Source code of charts –
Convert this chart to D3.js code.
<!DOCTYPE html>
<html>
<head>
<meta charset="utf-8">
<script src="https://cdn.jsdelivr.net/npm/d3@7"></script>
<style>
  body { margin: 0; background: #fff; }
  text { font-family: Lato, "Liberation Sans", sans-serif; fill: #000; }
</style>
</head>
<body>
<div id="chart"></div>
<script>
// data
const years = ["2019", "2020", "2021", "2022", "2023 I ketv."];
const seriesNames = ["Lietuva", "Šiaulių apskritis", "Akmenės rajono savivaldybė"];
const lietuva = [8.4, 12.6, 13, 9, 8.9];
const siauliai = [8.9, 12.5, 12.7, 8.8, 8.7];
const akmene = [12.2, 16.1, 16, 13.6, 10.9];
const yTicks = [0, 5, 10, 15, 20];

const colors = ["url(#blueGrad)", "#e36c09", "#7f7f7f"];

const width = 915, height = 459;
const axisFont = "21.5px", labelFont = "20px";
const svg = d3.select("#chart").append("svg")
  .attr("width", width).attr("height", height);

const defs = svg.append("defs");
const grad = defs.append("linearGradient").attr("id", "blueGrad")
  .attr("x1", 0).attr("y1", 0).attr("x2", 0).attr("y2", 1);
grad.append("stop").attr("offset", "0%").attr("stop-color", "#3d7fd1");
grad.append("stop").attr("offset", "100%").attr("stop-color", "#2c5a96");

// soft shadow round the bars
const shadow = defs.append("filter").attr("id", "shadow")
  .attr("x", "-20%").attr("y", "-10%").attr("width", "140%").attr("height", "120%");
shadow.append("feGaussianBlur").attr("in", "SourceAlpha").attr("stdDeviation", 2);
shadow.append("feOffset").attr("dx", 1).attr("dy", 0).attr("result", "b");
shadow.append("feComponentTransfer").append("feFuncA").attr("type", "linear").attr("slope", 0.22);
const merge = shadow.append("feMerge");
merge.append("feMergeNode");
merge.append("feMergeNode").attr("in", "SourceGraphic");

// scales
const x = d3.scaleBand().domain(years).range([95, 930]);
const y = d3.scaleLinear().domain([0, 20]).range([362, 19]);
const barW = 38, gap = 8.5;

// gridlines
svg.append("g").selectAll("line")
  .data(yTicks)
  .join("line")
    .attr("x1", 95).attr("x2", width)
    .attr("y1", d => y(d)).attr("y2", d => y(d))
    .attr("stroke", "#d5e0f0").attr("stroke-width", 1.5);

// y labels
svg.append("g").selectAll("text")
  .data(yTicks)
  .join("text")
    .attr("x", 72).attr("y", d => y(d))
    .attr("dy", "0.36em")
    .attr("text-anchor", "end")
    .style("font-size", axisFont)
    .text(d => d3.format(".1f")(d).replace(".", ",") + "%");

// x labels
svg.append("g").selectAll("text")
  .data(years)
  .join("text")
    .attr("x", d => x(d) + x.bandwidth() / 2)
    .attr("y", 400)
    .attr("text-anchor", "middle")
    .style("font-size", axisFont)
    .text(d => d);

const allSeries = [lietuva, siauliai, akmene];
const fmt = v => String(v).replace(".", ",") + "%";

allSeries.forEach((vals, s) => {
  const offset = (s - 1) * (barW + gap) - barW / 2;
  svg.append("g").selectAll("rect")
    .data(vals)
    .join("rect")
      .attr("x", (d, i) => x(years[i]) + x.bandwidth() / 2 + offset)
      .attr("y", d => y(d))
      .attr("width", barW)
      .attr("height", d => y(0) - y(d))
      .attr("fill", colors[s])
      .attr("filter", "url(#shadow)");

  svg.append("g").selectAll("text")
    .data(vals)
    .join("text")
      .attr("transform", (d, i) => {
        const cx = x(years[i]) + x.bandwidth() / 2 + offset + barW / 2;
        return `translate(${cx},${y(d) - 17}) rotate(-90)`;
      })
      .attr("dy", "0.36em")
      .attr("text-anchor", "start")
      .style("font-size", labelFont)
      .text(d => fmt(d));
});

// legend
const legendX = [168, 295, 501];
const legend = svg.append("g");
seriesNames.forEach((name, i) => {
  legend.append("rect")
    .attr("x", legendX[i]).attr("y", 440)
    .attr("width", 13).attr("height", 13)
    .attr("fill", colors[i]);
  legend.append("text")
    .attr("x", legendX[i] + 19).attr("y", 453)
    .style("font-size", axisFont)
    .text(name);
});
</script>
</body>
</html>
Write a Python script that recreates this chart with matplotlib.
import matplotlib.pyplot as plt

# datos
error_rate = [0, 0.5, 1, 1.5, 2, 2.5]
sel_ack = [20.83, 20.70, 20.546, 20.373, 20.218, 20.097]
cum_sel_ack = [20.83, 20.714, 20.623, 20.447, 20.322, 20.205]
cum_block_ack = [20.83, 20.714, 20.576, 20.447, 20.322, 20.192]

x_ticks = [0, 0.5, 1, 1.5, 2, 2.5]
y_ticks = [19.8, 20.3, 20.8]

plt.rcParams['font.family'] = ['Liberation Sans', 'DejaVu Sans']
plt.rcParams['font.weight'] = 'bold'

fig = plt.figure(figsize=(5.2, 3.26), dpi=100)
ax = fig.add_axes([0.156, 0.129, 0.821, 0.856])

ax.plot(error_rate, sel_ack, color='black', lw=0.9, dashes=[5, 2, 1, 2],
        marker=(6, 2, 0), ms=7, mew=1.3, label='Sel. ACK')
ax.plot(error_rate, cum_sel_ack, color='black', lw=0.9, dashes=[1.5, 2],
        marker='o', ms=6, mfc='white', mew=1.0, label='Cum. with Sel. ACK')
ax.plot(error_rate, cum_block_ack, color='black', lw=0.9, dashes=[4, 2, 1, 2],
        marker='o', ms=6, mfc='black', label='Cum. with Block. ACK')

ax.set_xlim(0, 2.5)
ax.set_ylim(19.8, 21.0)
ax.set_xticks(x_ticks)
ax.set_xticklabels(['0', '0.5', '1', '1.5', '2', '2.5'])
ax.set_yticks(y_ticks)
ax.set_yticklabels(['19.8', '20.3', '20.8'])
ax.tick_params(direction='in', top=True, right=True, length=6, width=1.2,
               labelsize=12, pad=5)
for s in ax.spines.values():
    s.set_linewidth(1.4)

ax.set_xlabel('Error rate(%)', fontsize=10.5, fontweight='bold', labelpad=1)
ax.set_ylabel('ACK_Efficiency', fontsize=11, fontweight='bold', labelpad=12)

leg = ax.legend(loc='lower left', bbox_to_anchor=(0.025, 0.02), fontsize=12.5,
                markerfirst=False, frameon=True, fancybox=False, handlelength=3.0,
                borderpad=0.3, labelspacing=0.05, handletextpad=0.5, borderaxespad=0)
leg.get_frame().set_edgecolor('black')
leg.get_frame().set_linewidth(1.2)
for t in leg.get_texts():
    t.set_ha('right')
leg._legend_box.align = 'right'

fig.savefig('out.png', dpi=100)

Directive – Above are the entries. Quote exactly the lines from the one bearing "Write a Python" through the one bearing "fontsize=11, fontweight='bold', labelpad=12)".

Answer –
Write a Python script that recreates this chart with matplotlib.
import matplotlib.pyplot as plt

# datos
error_rate = [0, 0.5, 1, 1.5, 2, 2.5]
sel_ack = [20.83, 20.70, 20.546, 20.373, 20.218, 20.097]
cum_sel_ack = [20.83, 20.714, 20.623, 20.447, 20.322, 20.205]
cum_block_ack = [20.83, 20.714, 20.576, 20.447, 20.322, 20.192]

x_ticks = [0, 0.5, 1, 1.5, 2, 2.5]
y_ticks = [19.8, 20.3, 20.8]

plt.rcParams['font.family'] = ['Liberation Sans', 'DejaVu Sans']
plt.rcParams['font.weight'] = 'bold'

fig = plt.figure(figsize=(5.2, 3.26), dpi=100)
ax = fig.add_axes([0.156, 0.129, 0.821, 0.856])

ax.plot(error_rate, sel_ack, color='black', lw=0.9, dashes=[5, 2, 1, 2],
        marker=(6, 2, 0), ms=7, mew=1.3, label='Sel. ACK')
ax.plot(error_rate, cum_sel_ack, color='black', lw=0.9, dashes=[1.5, 2],
        marker='o', ms=6, mfc='white', mew=1.0, label='Cum. with Sel. ACK')
ax.plot(error_rate, cum_block_ack, color='black', lw=0.9, dashes=[4, 2, 1, 2],
        marker='o', ms=6, mfc='black', label='Cum. with Block. ACK')

ax.set_xlim(0, 2.5)
ax.set_ylim(19.8, 21.0)
ax.set_xticks(x_ticks)
ax.set_xticklabels(['0', '0.5', '1', '1.5', '2', '2.5'])
ax.set_yticks(y_ticks)
ax.set_yticklabels(['19.8', '20.3', '20.8'])
ax.tick_params(direction='in', top=True, right=True, length=6, width=1.2,
               labelsize=12, pad=5)
for s in ax.spines.values():
    s.set_linewidth(1.4)

ax.set_xlabel('Error rate(%)', fontsize=10.5, fontweight='bold', labelpad=1)
ax.set_ylabel('ACK_Efficiency', fontsize=11, fontweight='bold', labelpad=12)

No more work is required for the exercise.